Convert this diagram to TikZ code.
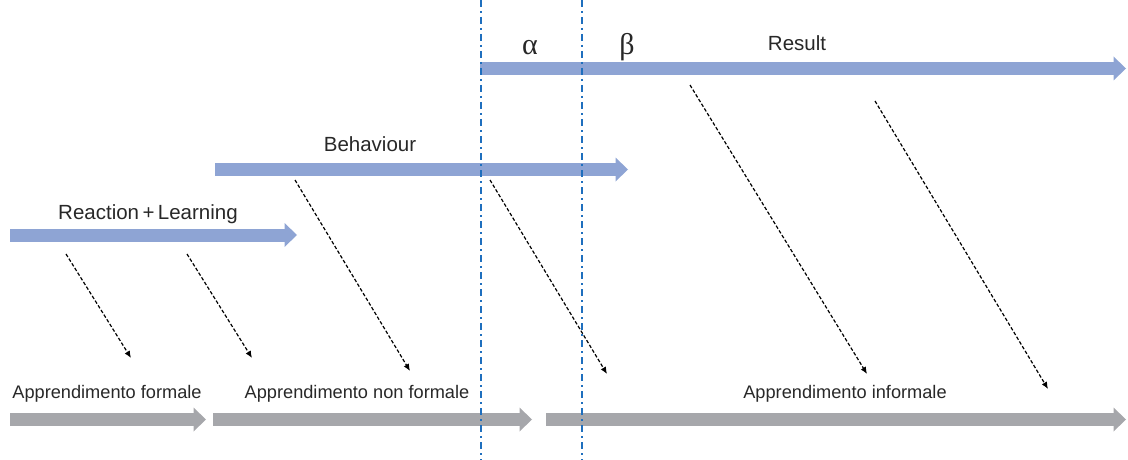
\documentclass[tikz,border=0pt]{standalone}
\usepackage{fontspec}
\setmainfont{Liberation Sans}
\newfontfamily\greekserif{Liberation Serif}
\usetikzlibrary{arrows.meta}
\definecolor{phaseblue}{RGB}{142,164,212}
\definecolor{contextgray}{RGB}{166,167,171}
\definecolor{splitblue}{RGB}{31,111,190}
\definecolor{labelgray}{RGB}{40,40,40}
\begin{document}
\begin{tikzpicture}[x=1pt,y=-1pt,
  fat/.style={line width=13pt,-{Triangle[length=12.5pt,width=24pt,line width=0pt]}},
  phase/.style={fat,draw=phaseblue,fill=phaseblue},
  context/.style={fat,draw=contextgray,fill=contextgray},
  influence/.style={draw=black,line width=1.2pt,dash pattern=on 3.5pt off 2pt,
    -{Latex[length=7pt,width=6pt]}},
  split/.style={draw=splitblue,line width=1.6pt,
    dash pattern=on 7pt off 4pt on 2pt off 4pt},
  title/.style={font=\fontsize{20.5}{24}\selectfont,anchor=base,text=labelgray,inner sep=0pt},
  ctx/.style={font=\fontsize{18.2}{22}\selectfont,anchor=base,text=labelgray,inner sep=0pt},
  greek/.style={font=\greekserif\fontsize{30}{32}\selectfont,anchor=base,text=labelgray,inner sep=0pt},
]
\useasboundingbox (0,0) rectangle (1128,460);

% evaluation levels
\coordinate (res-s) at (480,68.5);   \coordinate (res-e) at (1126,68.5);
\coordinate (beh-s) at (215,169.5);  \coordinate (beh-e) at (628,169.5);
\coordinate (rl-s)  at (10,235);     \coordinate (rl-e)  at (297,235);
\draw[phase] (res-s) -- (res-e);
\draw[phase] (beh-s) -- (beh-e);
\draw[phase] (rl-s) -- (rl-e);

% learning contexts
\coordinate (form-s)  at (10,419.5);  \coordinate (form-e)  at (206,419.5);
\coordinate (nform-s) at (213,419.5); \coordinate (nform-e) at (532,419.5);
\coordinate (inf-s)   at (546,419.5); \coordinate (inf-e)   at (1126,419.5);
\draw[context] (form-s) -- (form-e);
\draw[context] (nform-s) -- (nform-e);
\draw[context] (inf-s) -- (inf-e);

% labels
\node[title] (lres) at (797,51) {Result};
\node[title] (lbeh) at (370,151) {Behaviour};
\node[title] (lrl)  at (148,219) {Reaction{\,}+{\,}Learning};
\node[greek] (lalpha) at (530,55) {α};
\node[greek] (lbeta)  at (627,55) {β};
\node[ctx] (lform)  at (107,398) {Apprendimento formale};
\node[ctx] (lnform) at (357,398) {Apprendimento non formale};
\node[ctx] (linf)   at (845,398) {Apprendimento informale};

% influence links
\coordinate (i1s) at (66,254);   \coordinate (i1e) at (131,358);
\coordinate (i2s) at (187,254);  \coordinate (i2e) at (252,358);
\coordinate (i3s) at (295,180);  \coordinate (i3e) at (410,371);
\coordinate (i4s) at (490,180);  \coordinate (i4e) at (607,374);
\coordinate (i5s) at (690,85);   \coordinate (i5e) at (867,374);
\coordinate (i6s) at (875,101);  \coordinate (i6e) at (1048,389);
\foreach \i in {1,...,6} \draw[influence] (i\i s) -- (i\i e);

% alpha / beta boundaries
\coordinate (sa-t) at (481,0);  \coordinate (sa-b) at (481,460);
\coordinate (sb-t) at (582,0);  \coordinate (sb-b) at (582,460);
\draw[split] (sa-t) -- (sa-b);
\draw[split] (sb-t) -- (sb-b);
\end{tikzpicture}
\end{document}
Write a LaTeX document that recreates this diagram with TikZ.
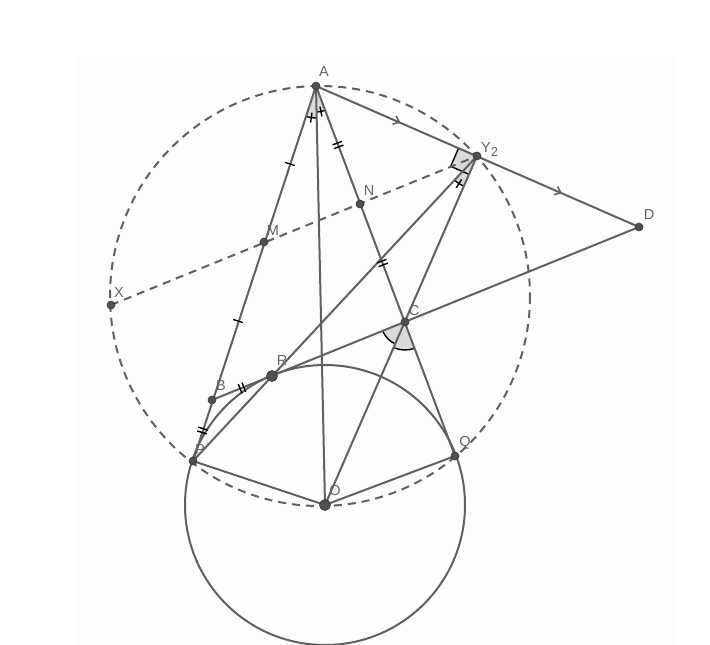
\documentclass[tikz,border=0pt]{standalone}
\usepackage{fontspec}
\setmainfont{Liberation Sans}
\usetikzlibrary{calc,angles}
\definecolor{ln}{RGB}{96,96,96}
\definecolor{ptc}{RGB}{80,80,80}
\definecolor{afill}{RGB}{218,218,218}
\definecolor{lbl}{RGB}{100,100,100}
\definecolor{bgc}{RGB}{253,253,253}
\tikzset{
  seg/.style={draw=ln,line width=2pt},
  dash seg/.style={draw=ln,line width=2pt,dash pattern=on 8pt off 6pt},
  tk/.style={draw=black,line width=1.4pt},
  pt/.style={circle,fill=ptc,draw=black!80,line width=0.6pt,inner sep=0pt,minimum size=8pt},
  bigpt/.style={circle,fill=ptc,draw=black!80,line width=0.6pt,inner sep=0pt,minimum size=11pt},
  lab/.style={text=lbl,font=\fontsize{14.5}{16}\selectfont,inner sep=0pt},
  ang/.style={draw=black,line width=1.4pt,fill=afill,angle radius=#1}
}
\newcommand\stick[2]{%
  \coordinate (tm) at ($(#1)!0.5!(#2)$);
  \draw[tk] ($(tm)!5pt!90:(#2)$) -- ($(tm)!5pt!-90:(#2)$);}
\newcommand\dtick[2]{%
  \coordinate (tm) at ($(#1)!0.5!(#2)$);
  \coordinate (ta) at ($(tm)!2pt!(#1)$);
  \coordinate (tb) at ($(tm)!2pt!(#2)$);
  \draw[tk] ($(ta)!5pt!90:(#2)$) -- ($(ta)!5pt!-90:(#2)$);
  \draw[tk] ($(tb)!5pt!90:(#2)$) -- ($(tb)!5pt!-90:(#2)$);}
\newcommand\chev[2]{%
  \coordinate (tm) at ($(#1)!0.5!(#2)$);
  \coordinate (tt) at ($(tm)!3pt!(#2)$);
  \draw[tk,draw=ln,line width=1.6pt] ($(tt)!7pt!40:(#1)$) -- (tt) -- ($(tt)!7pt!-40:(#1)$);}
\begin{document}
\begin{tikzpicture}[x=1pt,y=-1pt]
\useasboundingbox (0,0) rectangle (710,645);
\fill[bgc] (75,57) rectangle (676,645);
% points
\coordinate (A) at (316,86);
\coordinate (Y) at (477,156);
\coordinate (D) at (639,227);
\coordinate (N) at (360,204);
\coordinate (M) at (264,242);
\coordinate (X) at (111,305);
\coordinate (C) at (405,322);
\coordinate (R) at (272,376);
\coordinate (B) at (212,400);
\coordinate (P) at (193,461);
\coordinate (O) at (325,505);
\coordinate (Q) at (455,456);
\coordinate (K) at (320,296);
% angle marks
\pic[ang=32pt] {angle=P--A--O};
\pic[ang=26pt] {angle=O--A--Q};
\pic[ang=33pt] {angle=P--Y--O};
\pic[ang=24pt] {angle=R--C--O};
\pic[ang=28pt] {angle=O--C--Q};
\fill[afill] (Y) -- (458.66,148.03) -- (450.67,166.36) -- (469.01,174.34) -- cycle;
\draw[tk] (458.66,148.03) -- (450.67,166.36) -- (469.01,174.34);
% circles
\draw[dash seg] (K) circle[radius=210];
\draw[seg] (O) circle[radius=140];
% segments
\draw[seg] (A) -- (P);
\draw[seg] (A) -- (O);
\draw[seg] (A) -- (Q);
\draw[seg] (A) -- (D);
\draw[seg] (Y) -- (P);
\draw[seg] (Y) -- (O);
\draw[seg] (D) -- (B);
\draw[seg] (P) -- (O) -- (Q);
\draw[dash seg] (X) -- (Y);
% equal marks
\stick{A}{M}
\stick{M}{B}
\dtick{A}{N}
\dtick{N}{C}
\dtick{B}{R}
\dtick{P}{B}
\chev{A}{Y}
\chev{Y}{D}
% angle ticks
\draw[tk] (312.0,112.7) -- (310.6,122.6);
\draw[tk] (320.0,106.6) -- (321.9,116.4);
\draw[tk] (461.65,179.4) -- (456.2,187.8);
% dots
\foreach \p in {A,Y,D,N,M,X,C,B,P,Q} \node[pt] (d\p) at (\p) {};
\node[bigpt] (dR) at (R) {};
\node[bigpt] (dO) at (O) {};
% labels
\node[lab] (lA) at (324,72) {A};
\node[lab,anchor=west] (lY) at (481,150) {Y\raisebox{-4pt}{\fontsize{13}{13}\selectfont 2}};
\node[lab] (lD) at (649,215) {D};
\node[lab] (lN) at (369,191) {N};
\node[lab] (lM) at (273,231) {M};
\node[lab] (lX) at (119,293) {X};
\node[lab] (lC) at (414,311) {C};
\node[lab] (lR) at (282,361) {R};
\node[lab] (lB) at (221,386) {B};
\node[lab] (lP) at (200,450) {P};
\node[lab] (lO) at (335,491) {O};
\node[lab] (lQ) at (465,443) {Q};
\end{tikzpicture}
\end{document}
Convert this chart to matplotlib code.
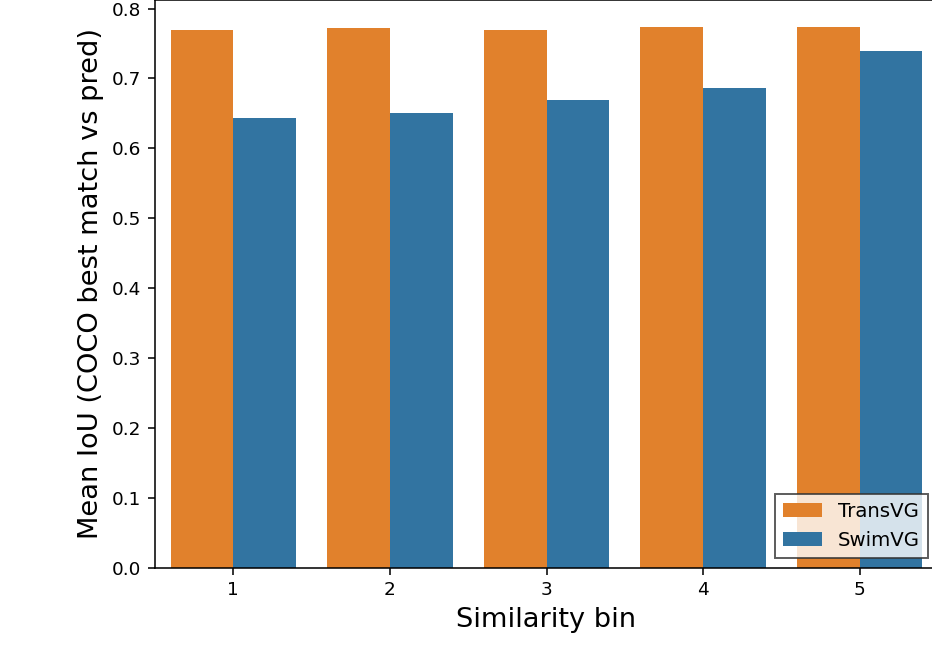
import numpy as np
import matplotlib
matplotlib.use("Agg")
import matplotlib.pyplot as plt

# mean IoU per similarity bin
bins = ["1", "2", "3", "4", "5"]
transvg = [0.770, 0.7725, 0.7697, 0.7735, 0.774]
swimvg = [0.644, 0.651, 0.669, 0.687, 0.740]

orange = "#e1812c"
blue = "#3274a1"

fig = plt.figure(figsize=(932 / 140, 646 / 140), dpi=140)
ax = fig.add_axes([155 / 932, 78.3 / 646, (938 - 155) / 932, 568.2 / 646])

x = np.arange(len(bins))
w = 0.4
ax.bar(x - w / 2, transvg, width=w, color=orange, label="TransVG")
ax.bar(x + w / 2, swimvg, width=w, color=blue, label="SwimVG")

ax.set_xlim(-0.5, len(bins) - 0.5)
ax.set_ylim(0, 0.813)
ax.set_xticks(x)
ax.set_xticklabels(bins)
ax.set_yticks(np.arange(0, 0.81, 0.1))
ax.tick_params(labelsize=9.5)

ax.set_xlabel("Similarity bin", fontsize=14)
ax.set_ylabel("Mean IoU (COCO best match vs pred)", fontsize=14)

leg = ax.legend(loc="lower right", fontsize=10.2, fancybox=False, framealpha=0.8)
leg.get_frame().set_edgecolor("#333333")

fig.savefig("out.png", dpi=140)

* * *

• Aim of the task: Restate each line from the start of the listing through the line bearing "(rl-s) -- (rl-e);" word for word. Drop the pictures.

• Task output:
Convert this diagram to TikZ code.
\documentclass[tikz,border=0pt]{standalone}
\usepackage{fontspec}
\setmainfont{Liberation Sans}
\newfontfamily\greekserif{Liberation Serif}
\usetikzlibrary{arrows.meta}
\definecolor{phaseblue}{RGB}{142,164,212}
\definecolor{contextgray}{RGB}{166,167,171}
\definecolor{splitblue}{RGB}{31,111,190}
\definecolor{labelgray}{RGB}{40,40,40}
\begin{document}
\begin{tikzpicture}[x=1pt,y=-1pt,
  fat/.style={line width=13pt,-{Triangle[length=12.5pt,width=24pt,line width=0pt]}},
  phase/.style={fat,draw=phaseblue,fill=phaseblue},
  context/.style={fat,draw=contextgray,fill=contextgray},
  influence/.style={draw=black,line width=1.2pt,dash pattern=on 3.5pt off 2pt,
    -{Latex[length=7pt,width=6pt]}},
  split/.style={draw=splitblue,line width=1.6pt,
    dash pattern=on 7pt off 4pt on 2pt off 4pt},
  title/.style={font=\fontsize{20.5}{24}\selectfont,anchor=base,text=labelgray,inner sep=0pt},
  ctx/.style={font=\fontsize{18.2}{22}\selectfont,anchor=base,text=labelgray,inner sep=0pt},
  greek/.style={font=\greekserif\fontsize{30}{32}\selectfont,anchor=base,text=labelgray,inner sep=0pt},
]
\useasboundingbox (0,0) rectangle (1128,460);

% evaluation levels
\coordinate (res-s) at (480,68.5);   \coordinate (res-e) at (1126,68.5);
\coordinate (beh-s) at (215,169.5);  \coordinate (beh-e) at (628,169.5);
\coordinate (rl-s)  at (10,235);     \coordinate (rl-e)  at (297,235);
\draw[phase] (res-s) -- (res-e);
\draw[phase] (beh-s) -- (beh-e);
\draw[phase] (rl-s) -- (rl-e);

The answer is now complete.